There are many dangers in a methane gas blowout. One is its effect on water itself. To a ship at sea, water is a changeable medium, where buoyancy depends on things like salinity and temperature. For example, warm freshwater is less dense than cold saltwater, so a ship would float lower sailing up a warm river than on the Atlantic.

So Imagine what would happen if an ocean floor methane gas pocket was ruptured. A vast reservoir of gas would suddenly surge form the seabed, rising up in a giant plume through the ocean before erupting on the surface without warning.

A ship caught in such a blowout would be doomed. The water beneath it would suddenly become much dense due to the gas, sinking it in a matter of moments – the fate of over 40 rigs lost to gasified water worldwide. The vessel would plunge into the depths, where it would plunge into the depths, where it would be covered up as sediment disturbed by the blowout settled back on the seabed. Another supernatural disappearance or just another natural disaster?

Planes, too, could fall prey to the deadly blowout. A plume of methane gas would continue to rise once it had reached the ocean surface since methane is lighter than air, and any aircraft flying into this invisible zone of danger would face two hazards. If the methane were very concentrated, its engines would fail due to lack of oxygen. A more likely disaster, however, would result if the plume mixture was between 5 to 15 percent methane. Such a mixture is explosive and not the place you want to be with hot engine exhausts.

McIver’s theory depends on there being something to cause the gas blowouts, since the Bermuda Triangle isn’t yet an area of heavy gas drilling. Nature, however, offers a solution in the form of underwater landslides, and McIver’s proof came from an unexpected source when he discovered that telephone companies had long suffered cable breakages all along the North American continental shelf. Sonar surveys have now shown the vast majority of breakages occur at the site of seafloor landslides. Such slumps can be massive – one was 40 miles wide – and would easily rupture gas hydrate layers beneath the seafloor, freeing the gas trapped beneath the hydrate “cap” as well as liberating massive amounts of methane trapped within the hydrate itself, which would break open as the pressure changed.

But a substance that is bad news for any ship or plane passing at the wrong moment also offers an amazing solution to the energy demands of the next century. Hydrates store immense amounts of methane; not counting the methane natural gas that exists in conventional form beneath the hydrate layers themselves. Remember, one helping of methane in its pressurized hydrate form is equivalent to 167 helpings of free methane. The US Geological Survey has estimated that just two relatively small areas of the North and South Carolina coast (part of the Bermuda Triangle) contain over 70 times the annual gas consumption of the US, while putting 16 noughts after a two gives you an idea of the current global estimate for cubic metres of methane gas locked in hydrates.

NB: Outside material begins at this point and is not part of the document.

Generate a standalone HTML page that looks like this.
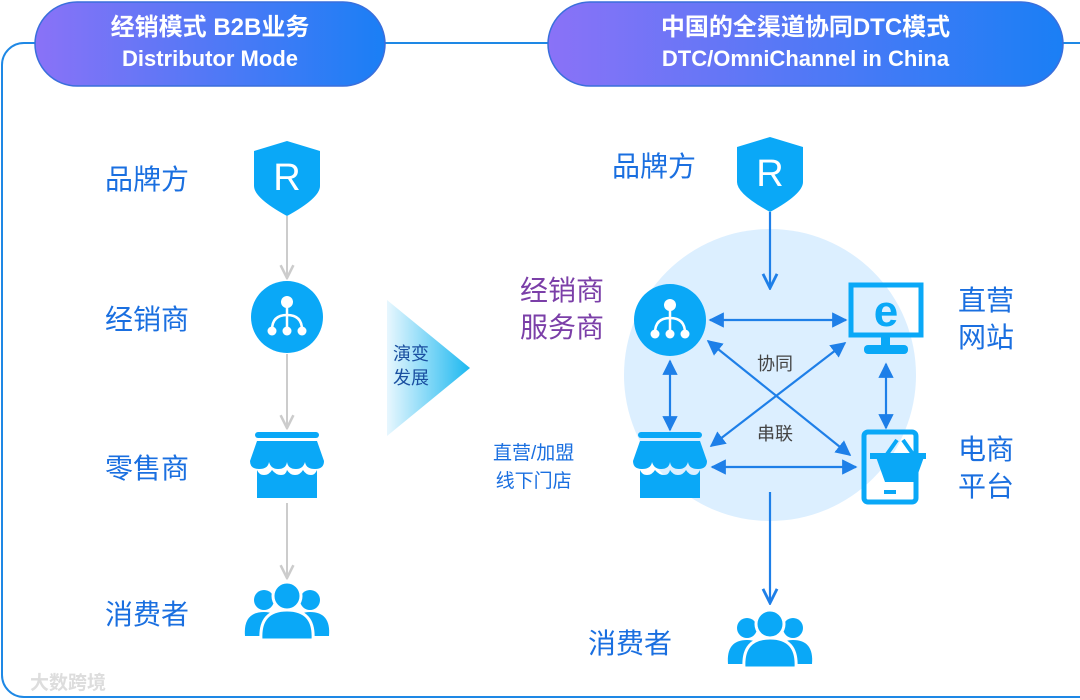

“The present oil-based economy may well be replaced by a natural gas-based one as early as the first or second decade of the next century”, says Peter Miles of the Southampton Oceanography Center. “Just one percent of the most conservative estimate of gas hydrates is equivalent the half the current proven natural gas reserves.”

Methane gas, says Miles, is the last remaining hydrocarbons waiting to be exploited, and leading industrial nations are already setting up both ocean and permafrost drilling projects to do so. The news may not be all good, though. The fact that methane hydrates are only stable under narrow temperature and pressure conditions makes them especially vulnerable to climate change. Some experts believe that global warming – which is expected to be most pronounced in Polar Regions – could trigger the catastrophic decay of shallow gas hydrates within the permafrost. Since methane is green house gas, this leads to more global warming, causing more hydrate decay, and the start of a nasty climatic cycle.

Its volatility means the number of people who have actually seen the methane gas hydrate in its fizzing state is tiny. Yet its presence is likely to loom over the early decades of the next century, a powerful force that may give us energy to burn or burn us up instead.